## What the exercise asks
Starting at the first line of the listing below, retype each line up to and including the one that contains "yTicks = [65, 70, 75, 80, 85, 90, 95, 100];". Leave pictures out.

+++ Given information +++

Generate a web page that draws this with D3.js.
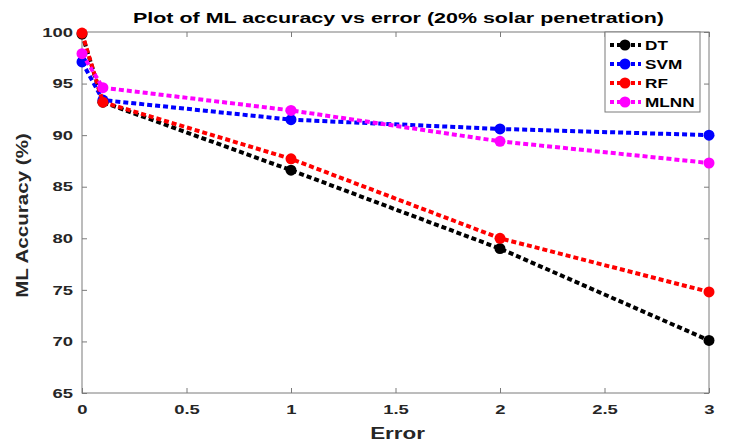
<!DOCTYPE html>
<html>
<head>
<meta charset="utf-8">
<script src="https://cdn.jsdelivr.net/npm/d3@7"></script>
<style>
  body { margin: 0; background: #fff; }
  text { font-family: "Liberation Sans", Arial, sans-serif; }
</style>
</head>
<body>
<div id="chart"></div>
<script>
var errors = [0, 0.1, 1, 2, 3],
    dtAcc = [99.8, 93.2, 86.6, 79.0, 70.1],
    svmAcc = [97.1, 93.4, 91.5, 90.6, 90.0],
    rfAcc = [99.9, 93.2, 87.7, 80.0, 74.8],
    mlnnAcc = [97.9, 94.6, 92.4, 89.4, 87.3],
    seriesNames = ["DT", "SVM", "RF", "MLNN"],
    seriesColors = ["#000000", "#0000ff", "#ff0000", "#ff00ff"],
    xTicks = [0, 0.5, 1, 1.5, 2, 2.5, 3],
    yTicks = [65, 70, 75, 80, 85, 90, 95, 100];

var outerWidth = 731, outerHeight = 443,
    margin = {left: 82, top: 32, right: 22, bottom: 50},
    width = outerWidth - margin.left - margin.right,
    height = outerHeight - margin.top - margin.bottom;

var series = [dtAcc, svmAcc, rfAcc, mlnnAcc].map(function(vals, i) {
  return {name: seriesNames[i], color: seriesColors[i],
          values: vals.map(function(v, j) { return {x: errors[j], y: v}; })};
});

var xScale = d3.scaleLinear().domain([0, 3]).range([0, width]),
    yScale = d3.scaleLinear().domain([65, 100]).range([height, 0]);

var svg = d3.select("#chart").append("svg")
    .attr("width", outerWidth)
    .attr("height", outerHeight)
  .append("g")
    .attr("transform", "translate(" + margin.left + "," + margin.top + ")");

var axisColor = "#7a7a7a", labelColor = "#262626";

// the picture is stretched sideways, so text gets a horizontal scale
function stretch(sel, s) {
  sel.each(function() {
    var t = d3.select(this), x = +t.attr("x") || 0, y = +t.attr("y") || 0;
    t.attr("x", 0).attr("y", 0)
     .attr("transform", "translate(" + x + "," + y + ") scale(" + s + ",1)");
  });
}

// box + axes with inward ticks
svg.append("rect")
    .attr("width", width).attr("height", height)
    .style("fill", "none").style("stroke", axisColor).style("stroke-width", 1);

var xAxis = d3.axisBottom(xScale).tickValues(xTicks).tickSizeInner(-5).tickSizeOuter(0).tickPadding(12)
    .tickFormat(d3.format("~g"));
var yAxis = d3.axisLeft(yScale).tickValues(yTicks).tickSizeInner(-5).tickSizeOuter(0).tickPadding(9);

svg.append("g").attr("class", "xAxis")
    .attr("transform", "translate(0," + height + ")").call(xAxis);
svg.append("g").attr("class", "yAxis").call(yAxis);
svg.append("g").attr("class", "xTop")
    .call(d3.axisTop(xScale).tickValues(xTicks).tickSizeInner(-5).tickSizeOuter(0).tickFormat(""));
svg.append("g").attr("class", "yRight")
    .attr("transform", "translate(" + width + ",0)")
    .call(d3.axisRight(yScale).tickValues(yTicks).tickSizeInner(-5).tickSizeOuter(0).tickFormat(""));

svg.selectAll(".domain").remove();
svg.selectAll(".tick line").style("stroke", axisColor);
svg.selectAll(".xAxis .tick text, .yAxis .tick text")
    .style("font-size", "13px").style("font-weight", "bold").style("fill", labelColor);
stretch(svg.selectAll(".xAxis .tick text, .yAxis .tick text"), 1.42);

// lines
var line = d3.line().x(function(d) { return xScale(d.x); }).y(function(d) { return yScale(d.y); });

var layer = svg.selectAll(".series")
    .data(series)
    .enter().append("g")
    .attr("class", "series");

layer.append("path")
    .attr("d", function(d) { return line(d.values); })
    .style("fill", "none")
    .style("stroke", function(d) { return d.color; })
    .style("stroke-width", 4)
    .style("stroke-dasharray", "5,3");

layer.selectAll(".pt")
    .data(function(d) { return d.values.map(function(v) { return {x: v.x, y: v.y, color: d.color}; }); })
    .enter().append("circle")
    .attr("class", "pt")
    .attr("cx", function(d) { return xScale(d.x); })
    .attr("cy", function(d) { return yScale(d.y); })
    .attr("r", 5.5)
    .style("fill", function(d) { return d.color; });

// title and axis labels
svg.append("text")
    .attr("x", width / 2 + 3).attr("y", -9)
    .attr("text-anchor", "middle")
    .style("font-size", "15px").style("font-weight", "bold").style("fill", "#000")
    .text("Plot of ML accuracy vs error (20% solar penetration)")
    .call(stretch, 1.43);

svg.append("text")
    .attr("x", width / 2 + 2).attr("y", height + 46)
    .attr("text-anchor", "middle")
    .style("font-size", "16px").style("font-weight", "bold").style("fill", labelColor)
    .text("Error")
    .call(stretch, 1.4);

svg.append("text")
    .attr("transform", "translate(" + (-54) + "," + (height / 2 + 3) + ") rotate(-90) scale(1.21,1)")
    .attr("text-anchor", "middle")
    .style("font-size", "17px").style("font-weight", "bold").style("fill", labelColor)
    .text("ML Accuracy (%)");

// legend
var legend = svg.append("g")
    .attr("class", "legend")
    .attr("transform", "translate(" + (width - 104) + ",0)");

legend.append("rect")
    .attr("width", 95).attr("height", 80)
    .style("fill", "#fff").style("stroke", axisColor);

var item = legend.selectAll(".item")
    .data(series)
    .enter().append("g")
    .attr("class", "item")
    .attr("transform", function(d, i) { return "translate(0," + (13 + i * 19) + ")"; });

item.append("line")
    .attr("x1", 5).attr("x2", 36)
    .style("stroke", function(d) { return d.color; })
    .style("stroke-width", 4)
    .style("stroke-dasharray", "4,3");

item.append("circle")
    .attr("cx", 20).attr("r", 5.5)
    .style("fill", function(d) { return d.color; });

item.append("text")
    .attr("x", 40).attr("y", 0).attr("dy", "0.36em")
    .style("font-size", "13px").style("font-weight", "bold").style("fill", "#000")
    .text(function(d) { return d.name; })
    .call(stretch, 1.32);
</script>
</body>
</html>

+++

## Correct result
Generate a web page that draws this with D3.js.
<!DOCTYPE html>
<html>
<head>
<meta charset="utf-8">
<script src="https://cdn.jsdelivr.net/npm/d3@7"></script>
<style>
  body { margin: 0; background: #fff; }
  text { font-family: "Liberation Sans", Arial, sans-serif; }
</style>
</head>
<body>
<div id="chart"></div>
<script>
var errors = [0, 0.1, 1, 2, 3],
    dtAcc = [99.8, 93.2, 86.6, 79.0, 70.1],
    svmAcc = [97.1, 93.4, 91.5, 90.6, 90.0],
    rfAcc = [99.9, 93.2, 87.7, 80.0, 74.8],
    mlnnAcc = [97.9, 94.6, 92.4, 89.4, 87.3],
    seriesNames = ["DT", "SVM", "RF", "MLNN"],
    seriesColors = ["#000000", "#0000ff", "#ff0000", "#ff00ff"],
    xTicks = [0, 0.5, 1, 1.5, 2, 2.5, 3],
    yTicks = [65, 70, 75, 80, 85, 90, 95, 100];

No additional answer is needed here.